Collins’ play has also been important for Atlanta throughout the playoffs. In all three games when Collins has scored in single digits in the playoffs, the Hawks have lost. Against the Sixers, Collins also came away with 10.0 rebounds per game.
Trae Young and the Hawks outlast the 76ers in Game 7 to advance to the Eastern Conference finals vs. the Bucks.
Before the series against Philadelphia, it was announced that forward De’Andre Hunter was going to miss the remainder of the playoffs because of a torn meniscus that required surgery. With Hunter out, the Hawks initially went with Solomon Hill in the starting lineup before moving on to Kevin Huerter.
It was Huerter who came up the biggest in Atlanta’s series-clinching win in Game 7. After going scoreless in Game 5 in Philadelphia just two games earlier, Huerter went for a playoff-career-high 27 points in the same building where he set his overall career high (29) as a rookie in 2018-19.
Huerter said Joel Embiid even joked with him during Game 7 about how well he plays at the Wells Fargo Center.
Along with Young, Collins and Huerter, the Hawks continued to get double-digit scoring efforts in the series from Danilo Gallinari (14.7), Bogdan Bogdanovic (13.3) and Clint Capela (10.6) — and that doesn’t even include Lou Williams, who averaged double digits in 24 regular-season games with Atlanta and had 13 second-half points in a crucial Game 5 win over Philly.
So while Atlanta will once again try to lean on Young, the balanced effort behind him will be the Hawks’ best bet if they want to make their first trip to the NBA Finals since 1961.
— Andrew Lopez
Series keys: The Bucks’ Trae stopper, and why the Hawks need to thrive downtown
In his only matchup against Milwaukee this season, on April 15, Young had arguably his worst game of the season: 3-for-17 from the floor — 0-for-3 from beyond the arc — with six turnovers.
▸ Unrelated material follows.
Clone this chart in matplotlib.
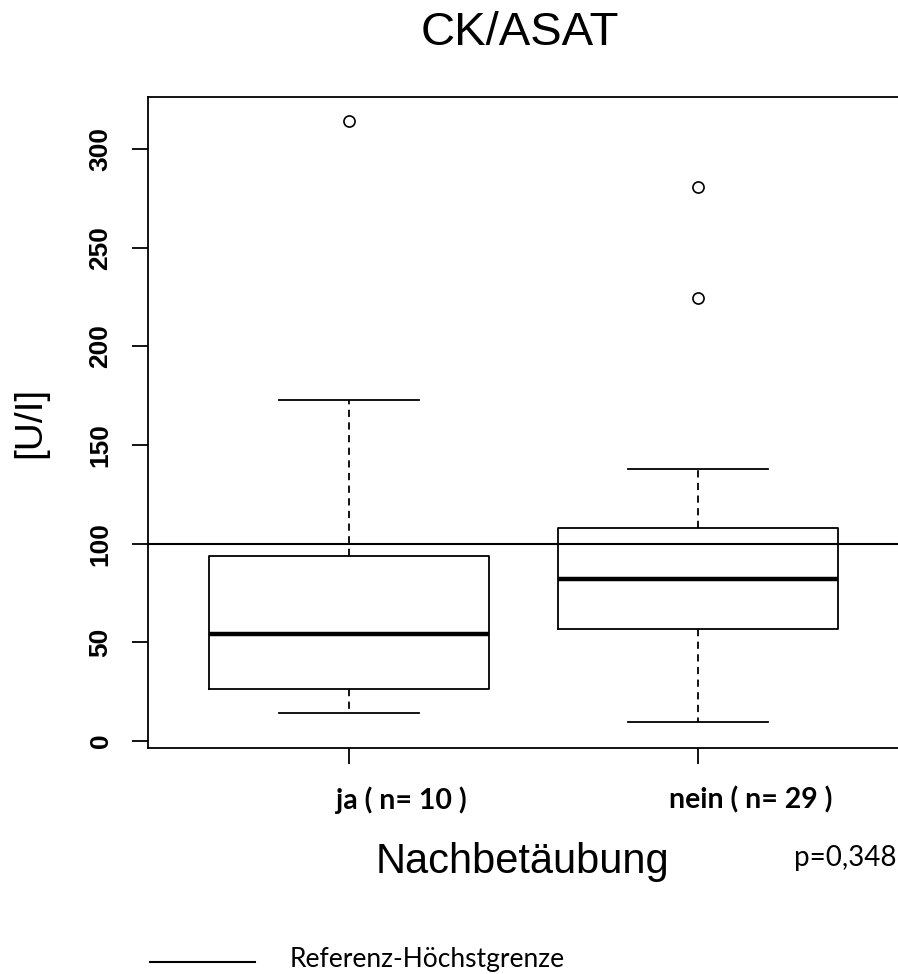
import matplotlib
matplotlib.use("Agg")
import matplotlib.pyplot as plt
from matplotlib.lines import Line2D

# ---- data ----
GROUPS = ["ja", "nein"]
N_PER_GROUP = [10, 29]
WHISKER_LOW = [14.0, 9.5]
Q1 = [26.5, 57.0]
MEDIAN = [54.5, 82.0]
Q3 = [94.0, 108.0]
WHISKER_HIGH = [173.0, 138.0]
OUTLIERS = [[314.0], [224.5, 281.0]]
REF_UPPER_LIMIT = 100
Y_TICKS = [0, 50, 100, 150, 200, 250, 300]
P_VALUE = "p=0,348"

BLACK = "#000000"
SANS = ["Liberation Sans", "Arial", "DejaVu Sans"]
CAL = ["Lato", "DejaVu Sans"]

plt.rcParams.update({
    "font.family": SANS,
    "axes.linewidth": 1.3,
})

fig = plt.figure(figsize=(8.98, 9.74), dpi=100)
ax = fig.add_axes([148 / 898, 1 - 748 / 974, 751 / 898, (748 - 97) / 974])

stats = []
for i, g in enumerate(GROUPS):
    stats.append(dict(label=g, whislo=WHISKER_LOW[i], q1=Q1[i], med=MEDIAN[i],
                      q3=Q3[i], whishi=WHISKER_HIGH[i], fliers=OUTLIERS[i]))

ax.bxp(stats, positions=[1, 2], widths=0.8, capwidths=0.4, showfliers=True,
       boxprops=dict(color=BLACK, linewidth=1.3),
       medianprops=dict(color=BLACK, linewidth=3.2, solid_capstyle="butt"),
       whiskerprops=dict(color=BLACK, linewidth=1.3, linestyle=(0, (4, 3))),
       capprops=dict(color=BLACK, linewidth=1.3),
       flierprops=dict(marker="o", markersize=8, markerfacecolor="white",
                       markeredgecolor=BLACK, markeredgewidth=1.2))

ax.axhline(REF_UPPER_LIMIT, color=BLACK, linewidth=1.5, zorder=1)

ax.set_xlim(0.424, 2.576)
ax.set_ylim(-3.5, 326.4)
ax.spines["right"].set_visible(False)

ax.set_yticks(Y_TICKS)
ax.set_yticklabels([str(t) for t in Y_TICKS], rotation=90, va="center",
                   fontsize=19, fontweight="bold")
ax.tick_params(axis="y", length=11.5, width=1.3, pad=14)
ax.set_xticks([1, 2])
ax.set_xticklabels(["", ""])
ax.tick_params(axis="x", length=11.5, width=1.3)

fig.text(30 / 898, 1 - 422 / 974, "[U/I]", rotation=90, ha="center", va="center",
         fontsize=28)

# group labels (shifted right of the ticks, as in the original)
for i, g in enumerate(GROUPS):
    ax.text(i + 1 + 0.15, -0.08, f"{g} ( n= {N_PER_GROUP[i]} )",
            transform=ax.get_xaxis_transform(), ha="center", va="center",
            fontsize=20.5, fontweight="bold", family=CAL)

fig.text(520 / 898, 1 - 33 / 974, "CK/ASAT", ha="center", va="center", fontsize=34)
fig.text(522 / 898, 1 - 862 / 974, "Nachbetäubung", ha="center", va="center", fontsize=30)
fig.text(897 / 898, 1 - 858 / 974, P_VALUE, ha="right", va="center", fontsize=20, family=CAL)

# legend for the reference line
fig.add_artist(Line2D([150 / 898, 255 / 898], [1 - 962 / 974, 1 - 962 / 974],
                      color=BLACK, linewidth=1.5))
fig.text(290 / 898, 1 - 960 / 974, "Referenz-Höchstgrenze", ha="left", va="center",
         fontsize=19, family=CAL)

fig.savefig("out.png", dpi=100, facecolor="white")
The Hawks lost at home by 11 points.
What happened? Jrue Holiday happened.
The Bucks acquired Holiday in part for his excellent defense, and if he can even slow down Young in this series, Milwaukee will have a great chance of going to the Finals. Bucks fans have reasons to be confident here.
If that April matchup was an indication of things to come, Milwaukee is sitting pretty. According to Second Spectrum tracking, Holiday matched up on Young 48 times in that game, and Young managed just five points in those matchups. Young was able to get his floater four times in that game with Holiday as his defender, but he missed all of them. All told, Young is 1-for-10 in his career when Holiday has been the closest defender on his shots.
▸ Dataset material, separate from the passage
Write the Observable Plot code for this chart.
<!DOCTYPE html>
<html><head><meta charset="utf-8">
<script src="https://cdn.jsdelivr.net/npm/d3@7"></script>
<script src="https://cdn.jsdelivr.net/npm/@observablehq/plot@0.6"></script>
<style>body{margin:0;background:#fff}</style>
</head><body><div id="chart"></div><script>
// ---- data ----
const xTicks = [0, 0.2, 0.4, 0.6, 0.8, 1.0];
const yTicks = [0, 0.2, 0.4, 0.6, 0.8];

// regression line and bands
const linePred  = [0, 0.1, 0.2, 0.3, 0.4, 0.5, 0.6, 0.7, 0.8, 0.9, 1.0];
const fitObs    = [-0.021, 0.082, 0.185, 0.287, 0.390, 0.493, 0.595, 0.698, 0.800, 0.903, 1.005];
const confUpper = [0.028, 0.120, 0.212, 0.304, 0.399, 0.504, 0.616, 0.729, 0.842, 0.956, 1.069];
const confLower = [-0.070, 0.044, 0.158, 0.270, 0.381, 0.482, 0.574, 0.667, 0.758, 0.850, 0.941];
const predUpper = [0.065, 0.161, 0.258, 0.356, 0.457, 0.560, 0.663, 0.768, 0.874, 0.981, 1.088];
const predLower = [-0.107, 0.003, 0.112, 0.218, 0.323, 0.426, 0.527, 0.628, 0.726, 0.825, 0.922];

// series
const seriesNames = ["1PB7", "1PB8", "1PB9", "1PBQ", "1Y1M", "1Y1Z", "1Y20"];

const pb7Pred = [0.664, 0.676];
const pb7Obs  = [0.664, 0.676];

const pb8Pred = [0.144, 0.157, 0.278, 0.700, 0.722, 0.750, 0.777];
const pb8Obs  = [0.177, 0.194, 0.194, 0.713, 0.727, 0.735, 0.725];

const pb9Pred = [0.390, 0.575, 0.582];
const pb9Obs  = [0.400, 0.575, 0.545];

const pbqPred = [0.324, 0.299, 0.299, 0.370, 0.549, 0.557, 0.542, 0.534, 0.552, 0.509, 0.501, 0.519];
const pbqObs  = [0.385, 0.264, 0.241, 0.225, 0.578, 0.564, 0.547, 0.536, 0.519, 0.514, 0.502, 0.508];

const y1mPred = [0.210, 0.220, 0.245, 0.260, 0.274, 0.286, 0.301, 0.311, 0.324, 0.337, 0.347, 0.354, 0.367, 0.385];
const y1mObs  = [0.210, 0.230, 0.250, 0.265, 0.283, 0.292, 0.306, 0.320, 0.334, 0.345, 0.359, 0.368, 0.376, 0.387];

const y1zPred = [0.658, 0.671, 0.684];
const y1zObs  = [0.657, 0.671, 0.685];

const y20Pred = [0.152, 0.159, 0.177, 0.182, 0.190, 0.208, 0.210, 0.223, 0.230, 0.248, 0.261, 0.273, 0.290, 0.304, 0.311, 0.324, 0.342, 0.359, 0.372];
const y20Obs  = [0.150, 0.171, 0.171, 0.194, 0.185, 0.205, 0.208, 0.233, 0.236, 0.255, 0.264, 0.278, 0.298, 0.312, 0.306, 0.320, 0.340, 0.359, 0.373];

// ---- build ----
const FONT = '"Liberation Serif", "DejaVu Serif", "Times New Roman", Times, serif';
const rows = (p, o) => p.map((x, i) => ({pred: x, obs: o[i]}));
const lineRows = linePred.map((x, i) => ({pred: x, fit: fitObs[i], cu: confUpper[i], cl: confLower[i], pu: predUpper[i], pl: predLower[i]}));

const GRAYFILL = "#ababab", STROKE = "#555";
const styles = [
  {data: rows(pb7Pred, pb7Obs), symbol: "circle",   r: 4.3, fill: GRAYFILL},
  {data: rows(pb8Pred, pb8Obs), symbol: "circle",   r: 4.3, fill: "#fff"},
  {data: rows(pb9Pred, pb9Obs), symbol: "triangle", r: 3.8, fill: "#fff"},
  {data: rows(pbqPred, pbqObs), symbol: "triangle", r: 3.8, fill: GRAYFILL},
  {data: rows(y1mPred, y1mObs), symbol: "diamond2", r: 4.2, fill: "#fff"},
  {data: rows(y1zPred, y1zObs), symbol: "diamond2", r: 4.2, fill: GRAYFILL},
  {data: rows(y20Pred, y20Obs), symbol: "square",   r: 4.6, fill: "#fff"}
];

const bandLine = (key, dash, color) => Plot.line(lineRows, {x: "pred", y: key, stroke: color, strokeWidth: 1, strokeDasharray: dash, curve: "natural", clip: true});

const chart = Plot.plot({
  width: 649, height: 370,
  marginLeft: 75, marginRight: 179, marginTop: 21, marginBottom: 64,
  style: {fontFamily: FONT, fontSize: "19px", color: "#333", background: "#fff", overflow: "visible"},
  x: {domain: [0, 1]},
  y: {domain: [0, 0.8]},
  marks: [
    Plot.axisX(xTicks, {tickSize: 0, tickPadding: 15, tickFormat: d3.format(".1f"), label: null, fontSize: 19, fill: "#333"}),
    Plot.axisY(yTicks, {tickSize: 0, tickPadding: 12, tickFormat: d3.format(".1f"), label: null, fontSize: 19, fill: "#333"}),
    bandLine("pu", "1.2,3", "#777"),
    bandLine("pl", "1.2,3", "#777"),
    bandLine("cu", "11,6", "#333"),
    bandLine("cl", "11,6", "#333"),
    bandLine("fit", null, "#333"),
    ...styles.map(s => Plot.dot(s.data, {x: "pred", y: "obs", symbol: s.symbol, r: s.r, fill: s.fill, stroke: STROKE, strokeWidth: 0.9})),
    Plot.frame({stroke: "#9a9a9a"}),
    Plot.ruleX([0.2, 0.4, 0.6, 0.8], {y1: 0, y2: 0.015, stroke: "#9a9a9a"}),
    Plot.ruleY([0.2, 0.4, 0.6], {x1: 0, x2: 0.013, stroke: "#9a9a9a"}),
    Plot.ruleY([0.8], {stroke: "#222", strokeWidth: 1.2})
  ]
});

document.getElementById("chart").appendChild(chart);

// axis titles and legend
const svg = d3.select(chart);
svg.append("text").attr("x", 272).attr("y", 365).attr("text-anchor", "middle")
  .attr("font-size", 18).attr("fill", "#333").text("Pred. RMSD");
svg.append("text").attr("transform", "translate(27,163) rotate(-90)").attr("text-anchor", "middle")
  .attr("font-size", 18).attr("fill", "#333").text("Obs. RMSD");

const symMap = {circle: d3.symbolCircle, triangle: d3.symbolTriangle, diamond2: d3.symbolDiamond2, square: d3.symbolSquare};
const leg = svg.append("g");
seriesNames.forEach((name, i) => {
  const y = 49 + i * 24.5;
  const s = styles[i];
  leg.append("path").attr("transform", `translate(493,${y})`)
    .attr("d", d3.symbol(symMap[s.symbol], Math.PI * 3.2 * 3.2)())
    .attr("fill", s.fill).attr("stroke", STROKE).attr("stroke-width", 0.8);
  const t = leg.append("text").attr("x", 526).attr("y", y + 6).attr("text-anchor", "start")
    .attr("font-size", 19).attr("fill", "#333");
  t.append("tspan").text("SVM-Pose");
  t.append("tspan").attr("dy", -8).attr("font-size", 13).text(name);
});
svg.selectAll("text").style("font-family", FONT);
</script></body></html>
Those awful numbers for Young are not sustainable, but they are a great sign for the Bucks.
Simply put, there is no way Atlanta can win this series unless Young is putting up numbers. Even if he does, the Hawks still have their work cut out for them. Despite playing their first two series against the defending Eastern Conference champion Heat and Durant’s Nets, the Bucks still boast the best defensive rating among all postseason teams, giving up just 102.8 points per 100 possessions.
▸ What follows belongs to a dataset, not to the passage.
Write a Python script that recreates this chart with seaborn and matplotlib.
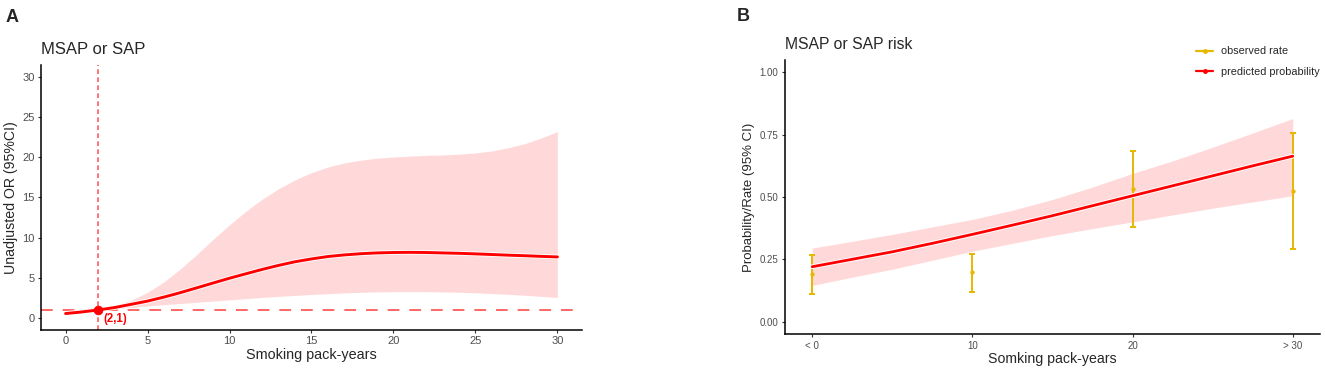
import numpy as np
import pandas as pd
import seaborn as sns
import matplotlib.pyplot as plt
import matplotlib.patheffects as pe
from matplotlib.lines import Line2D

# Panel A: restricted cubic spline, unadjusted OR
pack_years = list(range(0, 31))
or_fit = [0.55, 0.75, 1.0, 1.3, 1.7, 2.1, 2.6, 3.15, 3.75, 4.35, 4.95, 5.5, 6.05, 6.55, 7.0, 7.35,
          7.65, 7.85, 8.0, 8.1, 8.15, 8.17, 8.15, 8.1, 8.05, 7.98, 7.9, 7.82, 7.75, 7.67, 7.6]
or_upper = [0.6, 0.8, 1.0, 1.5, 2.2, 3.2, 4.5, 6.1, 7.9, 9.8, 11.6, 13.3, 14.8, 16.1, 17.2, 18.1,
            18.8, 19.3, 19.65, 19.9, 20.05, 20.15, 20.25, 20.3, 20.4, 20.55, 20.8, 21.2, 21.7, 22.4, 23.2]
or_lower = [0.5, 0.7, 1.0, 1.15, 1.33, 1.5, 1.65, 1.8, 1.95, 2.1, 2.25, 2.4, 2.55, 2.68, 2.8, 2.92,
            3.02, 3.12, 3.19, 3.24, 3.27, 3.28, 3.27, 3.24, 3.2, 3.13, 3.04, 2.94, 2.82, 2.69, 2.55]
ref_x, ref_y = 2, 1

# Panel B: predicted probability vs observed rate
pred_x = [0, 2.5, 5, 7.5, 10, 12.5, 15, 17.5, 20, 22.5, 25, 27.5, 30]
pred_fit = [0.22, 0.25, 0.28, 0.314, 0.35, 0.387, 0.425, 0.465, 0.505, 0.545, 0.585, 0.625, 0.664]
pred_upper = [0.295, 0.322, 0.35, 0.38, 0.41, 0.447, 0.49, 0.54, 0.595, 0.645, 0.70, 0.757, 0.815]
pred_lower = [0.145, 0.178, 0.21, 0.246, 0.282, 0.314, 0.345, 0.373, 0.40, 0.428, 0.455, 0.48, 0.505]

obs_x = [0, 10, 20, 30]
obs_rate = [0.19, 0.197, 0.532, 0.524]
obs_lower = [0.109, 0.118, 0.381, 0.291]
obs_upper = [0.269, 0.273, 0.685, 0.757]
obs_ticklabels = ["< 0", "10", "20", "> 30"]

sns.set_theme(style="ticks")
plt.rcParams["font.family"] = ["Liberation Sans", "DejaVu Sans"]

RED = "#FF0000"
GOLD = "#E7B800"
GREY = "#4D4D4D"

fig = plt.figure(figsize=(13.25, 3.71), dpi=100)
ax1 = fig.add_axes([0.03094, 0.11051, 0.40830, 0.71429])
ax2 = fig.add_axes([0.59245, 0.09973, 0.40377, 0.73854])

halo = [pe.Stroke(linewidth=3.4, foreground="white"), pe.Normal()]

# ---- Panel A
dfa = pd.DataFrame({"x": pack_years, "fit": or_fit, "lo": or_lower, "hi": or_upper})
ax1.fill_between(dfa["x"], dfa["lo"], dfa["hi"], color=RED, alpha=0.15, linewidth=0)
sns.lineplot(data=dfa, x="x", y="fit", ax=ax1, color=RED, linewidth=2.1, path_effects=halo, zorder=3)
ax1.axhline(ref_y, color="#FF5C5C", linewidth=1.3, dashes=(6.5, 5.5), zorder=2)
ax1.axvline(ref_x, color="#FF5C5C", linewidth=1.2, dashes=(2.8, 2.0), zorder=2)
sns.scatterplot(x=[ref_x], y=[ref_y], ax=ax1, color=RED, s=40, edgecolor=RED, zorder=4)
ax1.text(ref_x + 0.3, ref_y - 1.1, "(2,1)", color=RED, fontsize=8.3, fontweight="bold", va="center", ha="left")

ax1.set_xlim(-1.5, 31.5)
ax1.set_ylim(-1.5, 31.5)
ax1.set_xticks([0, 5, 10, 15, 20, 25, 30])
ax1.set_yticks([0, 5, 10, 15, 20, 25, 30])
ax1.set_xlabel("Smoking pack-years", fontsize=10.4, labelpad=1)
ax1.set_ylabel("Unadjusted OR (95%CI)", fontsize=10.2, labelpad=3)
ax1.set_title("MSAP or SAP", loc="left", fontsize=12, pad=8)

# ---- Panel B
dfb = pd.DataFrame({"x": pred_x, "fit": pred_fit, "lo": pred_lower, "hi": pred_upper})
dfo = pd.DataFrame({"x": obs_x, "rate": obs_rate, "lo": obs_lower, "hi": obs_upper})
ax2.fill_between(dfb["x"], dfb["lo"], dfb["hi"], color=RED, alpha=0.15, linewidth=0)
ax2.errorbar(dfo["x"], dfo["rate"], yerr=[dfo["rate"] - dfo["lo"], dfo["hi"] - dfo["rate"]],
             fmt="none", ecolor=GOLD, elinewidth=1.4, capsize=2.5, capthick=1.4, zorder=2)
sns.scatterplot(data=dfo, x="x", y="rate", ax=ax2, color=GOLD, s=8, edgecolor=GOLD, zorder=2.5)
sns.lineplot(data=dfb, x="x", y="fit", ax=ax2, color=RED, linewidth=2.0, path_effects=halo, zorder=3)

ax2.set_xlim(-1.7, 31.7)
ax2.set_ylim(-0.05, 1.05)
ax2.set_xticks(obs_x)
ax2.set_xticklabels(obs_ticklabels)
ax2.set_yticks([0, 0.25, 0.5, 0.75, 1.0])
ax2.set_yticklabels(["0.00", "0.25", "0.50", "0.75", "1.00"])
ax2.set_xlabel("Somking pack-years", fontsize=10.2, labelpad=1)
ax2.set_ylabel("Probability/Rate (95% CI)", fontsize=9.5, labelpad=3)
ax2.set_title("MSAP or SAP risk", loc="left", fontsize=11.3, pad=8)

handles = [Line2D([0], [0], color=GOLD, linewidth=1.6, marker="o", markersize=2.5),
           Line2D([0], [0], color=RED, linewidth=1.6, marker="o", markersize=2.5)]
ax2.legend(handles, ["observed rate", "predicted probability"], loc="upper left",
           bbox_to_anchor=(1196 / 1325, 1 - 46.5 / 371), bbox_transform=fig.transFigure,
           frameon=False, fontsize=7.8, handlelength=1.57, handletextpad=0.74, labelspacing=0.94,
           borderaxespad=0, borderpad=0)

for ax in (ax1, ax2):
    for side in ("top", "right"):
        ax.spines[side].set_visible(False)
    for side in ("left", "bottom"):
        ax.spines[side].set_linewidth(1.1)
        ax.spines[side].set_color("black")
    ax.tick_params(axis="both", length=2.5, width=0.8, color="#333333", labelcolor=GREY,
                   labelsize=8, pad=2)

ax2.tick_params(axis="both", labelsize=7, pad=2.5)

fig.text(6 / 1325, 1 - 9 / 371, "A", fontsize=13, fontweight="bold", va="top", ha="left")
fig.text(737 / 1325, 1 - 8 / 371, "B", fontsize=13, fontweight="bold", va="top", ha="left")

fig.savefig("out.png", dpi=100)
Scoring on the Bucks is a tall order, but if you can make 3s, you can do it. Milwaukee is famous for giving up clean looks from downtown, and when opponents take advantage of that, they can beat the Bucks. That’s a concept that has proved true in these playoffs: The Bucks are 7-0 in the postseason when their opponents hit 12 or fewer 3-pointers; they are 1-3 when their foes make more.
The bad news is that the Hawks’ offense has crossed that particular threshold just three times this postseason, and with Bogdanovic’s status uncertain, and with De’Andre Hunter on the shelf, Atlanta will need players such as Huerter, Gallinari and of course Young to provide this team with both high volume and reliable efficiency from downtown.
If those shooters can knock down tons of 3s, the Hawks can compete. If not, Milwaukee will go to the Finals.